I get frustrated with God at times and I am not afraid to tell him so. I am frustrated with Him right now.
We are put here to do our ministry thing, reach the world and all, and things just seem to get tougher and tougher. I know we are not promised anything other than taking up our own crosses to bear, but I am not Christ, I do not have the strength or piety to do this battle at times.
I get frustrated when things should be easier and they are not. Both for myself and my family, my friends, my ministry partners, those who should be getting a break – even a little one. I know too that we say that God does not give us burdens we cannot bear, and that our cross is given to us so that we can relate to others. I get that. Does not mean I like it. I don’t know that I have found scripturally that we have to like it.
Job, and I am in no way relating myself to a man of such faithful strength, railed at God. He did not sin by cursing God or doing anything that would have been considered by God anything other than rightful frustration. Job was an example.

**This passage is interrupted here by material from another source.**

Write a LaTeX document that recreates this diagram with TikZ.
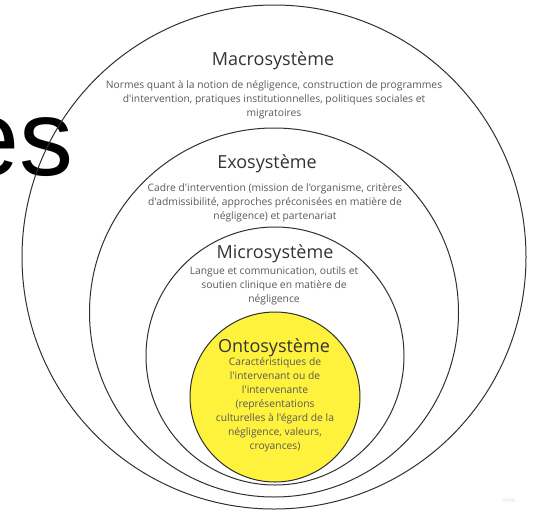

One that God recompensed many times over. How long this took, how many days, months, years that Job went through his anguish we are not told. Regardless, it was too long.
I also think biblically about the poor guy who righted the Ark of the Covenant when it began to fall and was struck dead for touching it. I mean come on! How many of us would not have done the same given the significance of the artifact! And the poor sap gets the lightning bolt for it!
Look, I do not mean to sound sacrilegious. If God is who I think He is, the loving deity the New Testament portrays, then He can take my railing, my questioning. I may get a lashing of sorts, since I doubt that I am going to hear directly from Him. Maybe I already have, through Job;
Job 38:2 (New International Version)
2 “Who is this that darkens my counsel
with words without knowledge?
After this God goes on to basically ask Job where he was when he was setting the foundations of the world and goes on for another 133 passages on His credentials to do as He sees fit.
Job ends with;
16 After this, Job lived a hundred and forty years; he saw his children and their children to the fourth generation. 17 And so he died, old and full of years.
I suspect my angst is misplaced and “without knowledge”. It makes it no less painful or cumbersome in this life.